The Australian Government's Convergence Review has issued an "Convergence Review Interim Report" on media and communications regulation in Australia (27 pages PDF). The difficulty for such a review is that not only have different forms of mass media converged, with print, radio and TV all now using the Internet, but so have personal communications. Media regulation was based on the assumption that a publicly owned resource (such as radio spectrum) or expensive capital equipment (a printing press) was needed for mass communication. The state could therefore regulate the media by controlling access to the communications means and could justify this by the effect that the mass communication may have on the public. But now that print, radio and TV companies are using the same Internet technology available to the general public, these rules do not make much sense. If one person views on-line content I make, I probably am not a media company, but if thousands do, a I? If the media company tailors it product for every individual viewer, is this still the mass media?
As an example, there are rules about what time of day and week alcohol advertisements can be shown on broadcast TV. These are designed to avoid school age children being exposed to the ads.
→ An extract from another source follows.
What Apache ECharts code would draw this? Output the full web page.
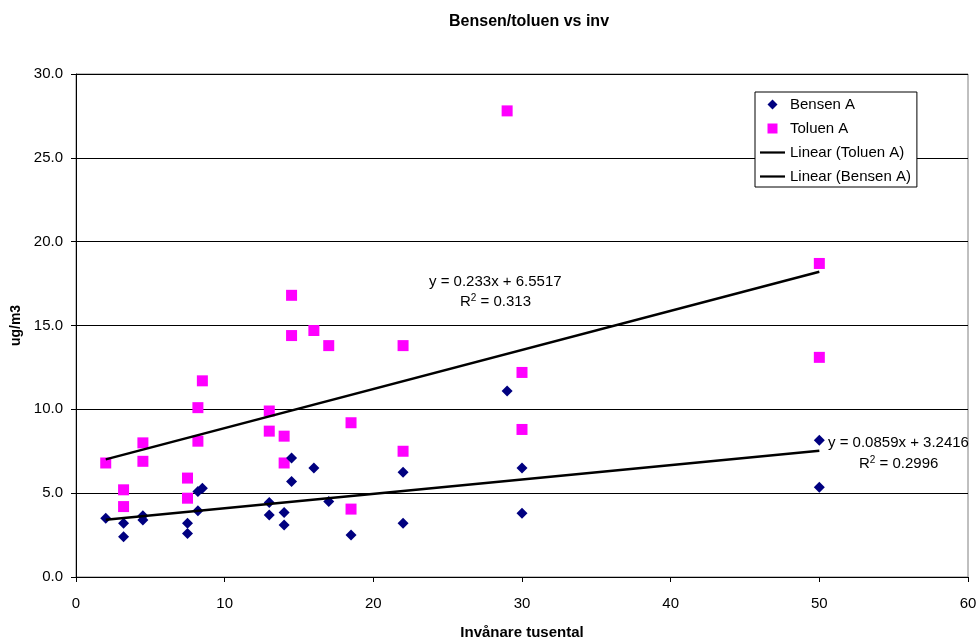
<!DOCTYPE html>
<html>
<head>
<meta charset="utf-8">
<script src="https://cdn.jsdelivr.net/npm/echarts@6/dist/echarts.min.js"></script>
<style>
  html, body { margin: 0; padding: 0; background: #fff; }
  #main { width: 980px; height: 639px; }
</style>
</head>
<body>
<div id="main"></div>
<script>
var benX = [2, 3.2, 3.2, 4.5, 4.5, 7.5, 7.5, 8.2, 8.2, 8.5, 13, 13, 14, 14, 14.5, 14.5, 16, 17, 18.5, 22, 22, 29, 30, 30, 50, 50];
var benY = [3.5, 3.2, 2.4, 3.65, 3.4, 3.2, 2.6, 3.95, 5.1, 5.3, 4.45, 3.7, 3.85, 3.1, 7.1, 5.7, 6.5, 4.5, 2.5, 6.25, 3.2, 11.1, 6.5, 3.8, 8.15, 5.35];
var tolX = [2, 3.2, 3.2, 4.5, 4.5, 7.5, 7.5, 8.2, 8.2, 8.5, 13, 13, 14, 14, 14.5, 14.5, 16, 17, 18.5, 18.5, 22, 22, 29, 30, 30, 50, 50];
var tolY = [6.8, 5.2, 4.2, 8.0, 6.9, 5.9, 4.7, 10.1, 8.1, 11.7, 9.9, 8.7, 8.4, 6.8, 16.8, 14.4, 14.7, 13.8, 9.2, 4.05, 13.8, 7.5, 27.8, 12.2, 8.8, 18.7, 13.1];
// trendline coefficients as printed on the chart [slope, intercept]
var tolTrend = [0.233, 6.5517];
var benTrend = [0.0859, 3.2416];
var xTicks = [0, 10, 20, 30, 40, 50, 60];
var yTicks = [0, 5, 10, 15, 20, 25, 30];

var font = 'Arial, "Liberation Sans", sans-serif';

function pairs(xs, ys) {
  return xs.map(function (x, i) { return [x, ys[i]]; });
}
function trend(xs, c) {
  var lo = Math.min.apply(null, xs), hi = Math.max.apply(null, xs);
  return [[lo, c[0] * lo + c[1]], [hi, c[0] * hi + c[1]]];
}

// legend icons drawn in a 25x12 box (the leading moves keep the box size)
var iconDiamond = 'path://M0,0M25,12M12.5,1L17.5,6L12.5,11L7.5,6Z';
var iconSquare = 'path://M0,0M25,12M7.5,1H17.5V11H7.5Z';
var iconLine = 'path://M0,0M25,12M0,4.75H28V7.25H0Z';

var chart = echarts.init(document.getElementById('main'));
var option = {
  animation: false,
  backgroundColor: '#fff',
  title: {
    text: 'Bensen/toluen vs inv',
    left: 449,
    top: 14,
    padding: 0,
    textStyle: { fontFamily: font, fontSize: 16, fontWeight: 'bold', color: '#000' }
  },
  grid: {
    left: 76, right: 12, top: 74, bottom: 62,
    outerBoundsMode: 'none',
    containLabel: false,
    show: true, borderColor: '#808080', borderWidth: 1
  },
  legend: {
    orient: 'vertical',
    left: 755,
    top: 92,
    padding: [5, 6, 3, 5],
    itemWidth: 25,
    itemHeight: 12,
    itemGap: 9,
    borderColor: '#000',
    borderWidth: 1,
    backgroundColor: '#fff',
    textStyle: { fontFamily: font, fontSize: 15, color: '#000', lineHeight: 15 },
    data: [
      { name: 'Bensen A', icon: iconDiamond },
      { name: 'Toluen A', icon: iconSquare },
      { name: 'Linear (Toluen A)', icon: iconLine },
      { name: 'Linear (Bensen A)', icon: iconLine }
    ]
  },
  xAxis: {
    type: 'value',
    min: xTicks[0],
    max: xTicks[xTicks.length - 1],
    interval: 10,
    name: 'Invånare tusental',
    nameLocation: 'middle',
    nameGap: 48,
    nameTextStyle: { fontFamily: font, fontSize: 15, fontWeight: 'bold', color: '#000' },
    axisLine: { lineStyle: { color: '#000', width: 1 } },
    axisTick: { inside: false, length: 5, lineStyle: { color: '#000' } },
    axisLabel: { margin: 19, fontFamily: font, fontSize: 15, color: '#000' },
    splitLine: { show: false }
  },
  yAxis: {
    type: 'value',
    min: yTicks[0],
    max: yTicks[yTicks.length - 1],
    interval: 5,
    name: 'ug/m3',
    nameLocation: 'middle',
    nameGap: 49,
    nameTextStyle: { fontFamily: font, fontSize: 14, fontWeight: 'bold', color: '#000' },
    axisLine: { show: true, lineStyle: { color: '#000', width: 1 } },
    axisTick: { show: true, inside: false, length: 5, lineStyle: { color: '#000' } },
    axisLabel: {
      margin: 13, fontFamily: font, fontSize: 15, color: '#000',
      formatter: function (v) { return v.toFixed(1); }
    },
    splitLine: { show: true, lineStyle: { color: '#000', width: 1 } }
  },
  series: [
    {
      name: 'Toluen A',
      type: 'scatter',
      symbol: 'rect',
      symbolSize: 11,
      itemStyle: { color: '#ff00ff', opacity: 1 },
      z: 2,
      data: pairs(tolX, tolY)
    },
    {
      name: 'Bensen A',
      type: 'scatter',
      symbol: 'diamond',
      symbolSize: 11,
      itemStyle: { color: '#000080', opacity: 1 },
      z: 3,
      data: pairs(benX, benY)
    },
    {
      name: 'Linear (Toluen A)',
      type: 'line',
      symbol: 'none',
      z: 4,
      lineStyle: { color: '#000', width: 2.5 },
      itemStyle: { color: '#000' },
      data: trend(tolX, tolTrend)
    },
    {
      name: 'Linear (Bensen A)',
      type: 'line',
      symbol: 'none',
      z: 4,
      lineStyle: { color: '#000', width: 2.5 },
      itemStyle: { color: '#000' },
      data: trend(benX, benTrend)
    }
  ],
  graphic: [
    {
      type: 'text', left: 429, top: 274,
      style: { text: 'y = 0.233x + 6.5517', font: '15px ' + font, fill: '#000' }
    },
    {
      type: 'text', left: 460, top: 293,
      style: {
        text: 'R{s|2} = 0.313', font: '15px ' + font, fill: '#000',
        rich: { s: { fontSize: 10, padding: [0, 0, 8, 0], fontFamily: font } }
      }
    },
    {
      type: 'text', left: 828, top: 435,
      style: { text: 'y = 0.0859x + 3.2416', font: '15px ' + font, fill: '#000' }
    },
    {
      type: 'text', left: 859, top: 455,
      style: {
        text: 'R{s|2} = 0.2996', font: '15px ' + font, fill: '#000',
        rich: { s: { fontSize: 10, padding: [0, 0, 8, 0], fontFamily: font } }
      }
    }
  ]
};
chart.setOption(option);
</script>
</body>
</html>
But Internet distribution is not time zone based and so such a rule would be hard to enforce.
Google label their AdWords ads with a family status: "family safe" "non-family safe" or "adult." The definitions differ based on country.
Also Google have some curious rules about alcohol: "Google AdWords allows alcoholic beverages like beer, cider, sake, wine, and champagne, but we don't allow hard alcohol and liquor".
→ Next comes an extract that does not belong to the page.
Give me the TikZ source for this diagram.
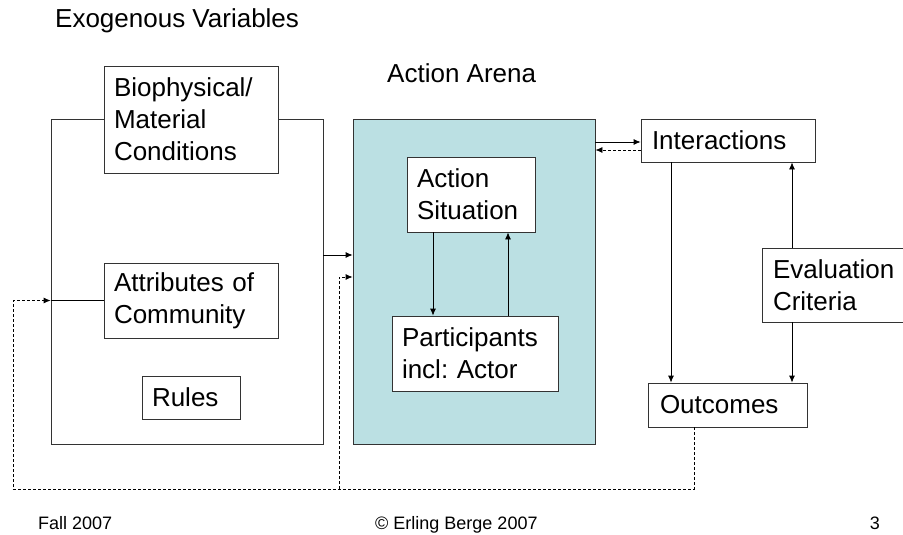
\documentclass[tikz,border=0pt]{standalone}
\usepackage{fontspec}
\setmainfont{Liberation Sans}
\usepackage{tikz}
\usetikzlibrary{arrows.meta}
\definecolor{arenablue}{HTML}{BBE0E3}
\frenchspacing

\begin{document}
\begin{tikzpicture}[x=1pt, y=-1pt,
  box/.style={draw=black!80, fill=white, line width=0.8pt, inner sep=0pt, align=left, font=\fontsize{26}{32}\selectfont},
  link/.style={line width=0.8pt, -{Latex[length=7pt,width=6pt]}},
  back/.style={link, dash pattern=on 3pt off 2pt}]

\useasboundingbox (0,0) rectangle (903,535);

% Exogenous frame and the action arena
\node[draw=black!80, line width=0.8pt, minimum width=272pt, minimum height=325pt, inner sep=0pt] (exo) at (187,281.5) {};
\node[draw=black!80, fill=arenablue, line width=0.8pt, minimum width=242pt, minimum height=325pt, inner sep=0pt] (arena) at (474,281.5) {};

% Titles
\node[anchor=base west, inner sep=0pt, font=\fontsize{26}{32}\selectfont] (exotitle) at (55,28) {Exogenous Variables};
\node[anchor=base west, inner sep=0pt, font=\fontsize{26}{32}\selectfont] (arenatitle) at (387,83) {Action Arena};

% Boxes
\node[box, minimum width=174pt, minimum height=107pt, text width=154pt] (bio) at (191,119.5) {Biophysical/\\Material\\Conditions};
\node[box, minimum width=174pt, minimum height=75pt, text width=154pt] (attr) at (191,300.5) {Attributes of\\Community};
\node[box, minimum width=98pt, minimum height=43pt, text width=78pt] (rules) at (191,397.5) {Rules};
\node[box, minimum width=128pt, minimum height=75pt, text width=108pt] (sit) at (471,194.5) {Action\\Situation};
\node[box, minimum width=166pt, minimum height=75pt, text width=146pt] (part) at (475,353.5) {Participants\\incl: Actor};
\node[box, minimum width=174pt, minimum height=43pt, text width=152pt] (inter) at (728,140.5) {Interactions};
\node[box, minimum width=150pt, minimum height=74pt, text width=128pt] (eval) at (837,285) {Evaluation\\Criteria};
\node[box, minimum width=159pt, minimum height=44pt, text width=135pt] (outc) at (727.5,405) {Outcomes};

% Arrows inside the arena
\draw[link] (sit.south -| 433,0) -- (part.north -| 433,0);
\draw[link] (part.north -| 508,0) -- (sit.south -| 508,0);

% Arrows between the blocks
\draw[line width=0.8pt] (attr.west) -- (exo.west |- attr.west);
\draw[link] (exo.east |- 0,255) -- (arena.west |- 0,255);
\draw[link] (arena.east |- 0,142) -- (inter.west |- 0,142);
\draw[back] (inter.west |- 0,150) -- (arena.east |- 0,150);
\draw[link] (inter.south -| 671,0) -- (outc.north -| 671,0);
\draw[link] (eval.north -| 792,0) -- (inter.south -| 792,0);
\draw[link] (eval.south -| 792,0) -- (outc.north -| 792,0);

% Feedback from the outcomes
\coordinate (loopR) at (694,489);
\coordinate (loopL) at (13,489);
\coordinate (split) at (339,489);
\draw[back] (outc.south -| loopR) -- (loopR) -- (loopL) |- (exo.west |- attr.west);
\draw[back] (split) |- (arena.west |- 0,277);

% Footer
\node[anchor=base west, inner sep=0pt, font=\fontsize{18}{22}\selectfont] (season) at (38,529) {Fall 2007};
\node[anchor=base west, inner sep=0pt, font=\fontsize{18}{22}\selectfont] (owner) at (375,529) {© Erling Berge 2007};
\node[anchor=base east, inner sep=0pt, font=\fontsize{18}{22}\selectfont] (page) at (880,529) {3};
\end{tikzpicture}
\end{document}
However, this form of regulation would is well down the slippery slope of web censorship. Many will think keeping alcohol ads from children is a good thing, but the same system can be used to ban ads for "change your religion", "votes for women", "opposition political party" and "democracy".
From the review report:
1. Introduction 1
2. A new regulator for the digital economy 2
3. The removal of content licences 4
4. Content Service Enterprises 5
5. Spectrum allocation and management 6
6. Diversity 8
7. Competition 10
8. Promoting Australian content 11
9. Promoting local and community content 14
10. Public broadcasting 15
11. Content standards 16
12. Legislative structure and implementation 17
13. Conclusion & Summary 19
Appendix One: Examples of redundant regulation 20
Appendix Two: Convergence Review Principles 21
Appendix Three: Glossary and Abbreviations 22
13. Conclusion & Summary
This report sets out a vision for the future. The move away from an industry and platform specific focus will create a new framework that is technology-neutral and is adaptable and flexible. These reforms will result in reduced, more effective regulation.
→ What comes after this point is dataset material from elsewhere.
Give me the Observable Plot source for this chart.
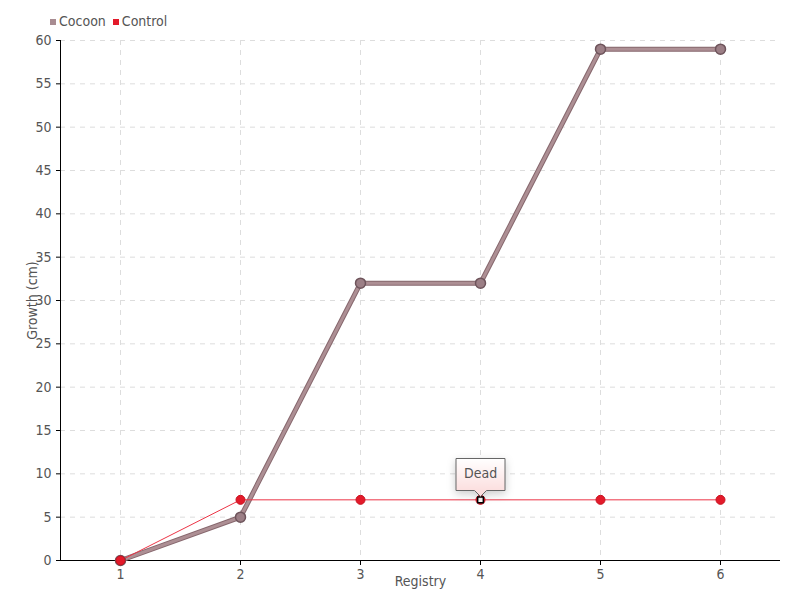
<!DOCTYPE html>
<html><head><meta charset="utf-8">
<script src="https://cdn.jsdelivr.net/npm/d3@7"></script>
<script src="https://cdn.jsdelivr.net/npm/@observablehq/plot@0.6"></script>
<style>
body{margin:0;background:#fff;font-family:"DejaVu Sans Condensed","DejaVu Sans",sans-serif;font-stretch:condensed;}
#wrap{position:relative;width:800px;height:600px;}
#legend{position:absolute;left:50px;top:13px;font-size:14px;color:#555;display:flex;gap:7px;align-items:center;}
#legend span.sw{display:inline-block;width:6px;height:6px;margin-right:3px;vertical-align:middle;}
</style></head>
<body><div id="wrap"><div id="legend"></div></div>
<script>
const registry = [1, 2, 3, 4, 5, 6];
const cocoon = [0, 5, 32, 32, 59, 59];
const control = [0, 7, 7, 7, 7, 7];
const seriesNames = ["Cocoon", "Control"];
const seriesColors = ["#a88c92", "#e31a2a"];
const yTicks = d3.range(0, 61, 5);
const annotation = [{x: 4, y: 7, label: "Dead"}];

const cData = registry.map((r, i) => ({x: r, y: cocoon[i]}));
const kData = registry.map((r, i) => ({x: r, y: control[i]}));

const legend = document.getElementById("legend");
seriesNames.forEach((n, i) => {
  const d = document.createElement("div");
  d.innerHTML = `<span class="sw" style="background:${seriesColors[i]}"></span>${n}`;
  legend.appendChild(d);
});

const font = '"DejaVu Sans Condensed","DejaVu Sans",sans-serif';
const chart = Plot.plot({
  width: 800, height: 600,
  marginLeft: 60, marginRight: 20, marginTop: 40, marginBottom: 40,
  style: {fontFamily: font, fontStretch: "condensed", fontSize: "14px", color: "#555", background: "transparent"},
  x: {domain: [0.5, 6.5]},
  y: {domain: [0, 60]},
  marks: [
    Plot.gridX(registry, {stroke: "#ddd", strokeOpacity: 1, strokeDasharray: "5,5"}),
    Plot.gridY(yTicks.filter(d => d > 0), {stroke: "#ddd", strokeOpacity: 1, strokeDasharray: "5,5"}),
    Plot.axisX({ticks: registry, tickFormat: d => d, label: "Registry", labelAnchor: "center", labelArrow: false, labelOffset: 25, tickSize: 5, stroke: "#000", fill: "#555"}),
    Plot.axisY({ticks: yTicks, label: "Growth (cm)", labelAnchor: "center", labelArrow: false, labelOffset: 33, tickSize: 4, stroke: "#000", fill: "#555"}),
    Plot.ruleX([0.5], {stroke: "#000"}),
    Plot.ruleY([0], {stroke: "#000"}),
    Plot.line(cData, {x: "x", y: "y", stroke: "#86676d", strokeWidth: 5}),
    Plot.line(cData, {x: "x", y: "y", stroke: "#ad8f94", strokeWidth: 3}),
    Plot.line(kData, {x: "x", y: "y", stroke: "#ec3446", strokeWidth: 1}),
    Plot.dot(cData, {x: "x", y: "y", r: 5, fill: "#9c7f86", stroke: "#6e545b", strokeWidth: 1.5}),
    Plot.dot(kData, {x: "x", y: "y", r: 4.5, fill: "#e31a2a", stroke: "#c8101e", strokeWidth: 1}),
    Plot.dot(annotation, {x: "x", y: "y", symbol: "square", r: 3.2, fill: "#fff", stroke: "#000", strokeWidth: 1.5}),
    Plot.tip(annotation, {x: "x", y: "y", title: "label", anchor: "bottom", dy: -3, fill: "url(#tipgrad)", stroke: "#666", textPadding: 8, fontSize: 14})
  ]
});
const ns = "http://www.w3.org/2000/svg";
const defs = document.createElementNS(ns, "defs");
defs.innerHTML = '<linearGradient id="tipgrad" x1="0" y1="0" x2="0" y2="1"><stop offset="0" stop-color="#ffffff"/><stop offset="1" stop-color="#fbd9d9"/></linearGradient>';
chart.prepend(defs);
document.getElementById("wrap").prepend(chart);
</script></body></html>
The implementation of the recommendations outlined in this report will provide a new regulatory ecosystem underpinning the digital economy. The recommendations in this report should to be viewed as an integrated package of reforms. They are designed to work together covering the key issues: who regulates, what is
regulated and the intended outcomes.
The Committee expects a robust debate around the recommendations and their implementation. While stakeholders submitted different views about preferred outcomes, the overarching theme expressed during consultations was the urgent need for fundamental change.
Summary of key features of new policy framework
- A new regulator for the digital economy
- Removal of content‐related licences
- A platform‐neutral regulatory framework focused on Content Service Enterprises
- Diversity and competition measures for the converged market
- Reform of spectrum allocation and management
- Platform‐neutral rules for Australian content
- Promotion of local content and support for innovation in its delivery
- Updated charters for ABC and SBS
From: Convergence Review Interim Report, Australian Government, 2011.